Hungary’s government expects to exit the European Union’s monitoring process for budget offenders without further fiscal measures as a return to growth and favorable risk perception allow a cut in budget reserves.

Hungary can reduce the reserves to 0.6 percent of gross domestic product from 1.3 percent, Economy Minister Mihaly Varga told reporters today in Budapest as he presented the country’s euro-convergence plan. The government cut its 2013 growth forecast to 0.7 percent from 0.9 percent. That compares with a 0.1 percent contraction projected by the European Commission. The economy will expand 1.9 percent in 2014, Varga said.

Prime Minister Viktor Orban’s priorities include ending a recession and keeping the budget shortfall below the EU limit of 3 percent of GDP to remove the threat of cuts in the bloc’s funding. The commission forecast a budget gap of 3.4 percent in 2013 and 2014. Hungary has kept the gap within the threshold the past two years and will do the same this year, Varga said.

“Hungary is on a sustainable path, so we have all reason to expect that we’ll emerge from the excessive deficit procedure,” Varga said. “The convergence program is based on the projection that economic growth will resume in 2013, the Hungarian economy will stay on a balanced path, we’ll achieve a budget deficit below 3 percent and no additional measures will be needed for that.”

Forint, Bills

The forint weakened 0.2 percent to 295.26 per euro by 1:10 p.m. in Budapest, extending this year’s loss to 1.3 percent. The government calculates with an average forint exchange rate of 293.1 per euro, rather than 283 per euro earlier, according to the report.

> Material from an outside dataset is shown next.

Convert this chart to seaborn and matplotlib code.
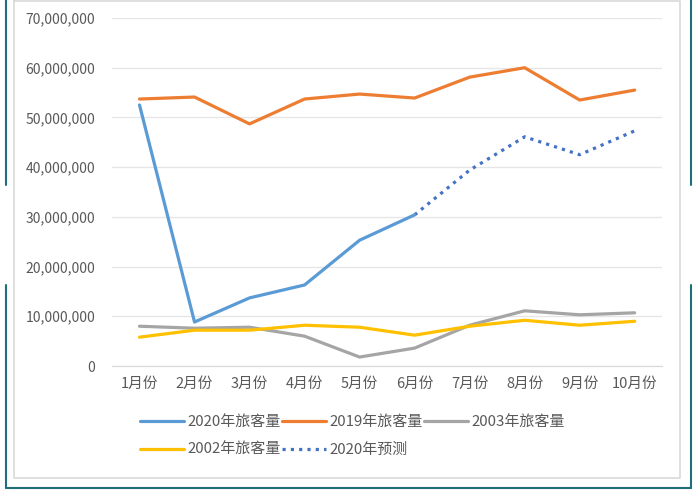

The state sold a planned amount of 3-month Treasury bills at an auction today as the average yield declined to a record- low 4.34 percent.

Hungary is one of the “promising” countries that may receive abrogation from the excessive-deficit procedure “in the course of this spring,” EU Economic and Monetary Affairs Commissioner Olli Rehn said Feb. 22.

Orban, who faces elections next year, sacrificed growth to preserve access to EU grants, which finance 95 percent of all development projects in the country, the highest proportion in the bloc, according to the government. Extraordinary industry taxes in the past two years helped push the economy into its second recession in four years in 2012.

The government cut its 2013 inflation forecast to 3.1 percent from 5.2 percent, mainly as a result of mandatory cuts in household-energy prices and subdued domestic demand, Varga said. The rate fell to 2.2 percent last month, the lowest since 1974. The central bank, which targets 3 percent price growth expects an average of 2.6 percent this year and 2.8 percent in 2014.

The loss in budget revenue resulting from weaker growth and slower inflation as well as an expected decline in revenue from a financial-transaction tax will be offset by more restrained spending at local councils and a decline in debt interest payments, the report said.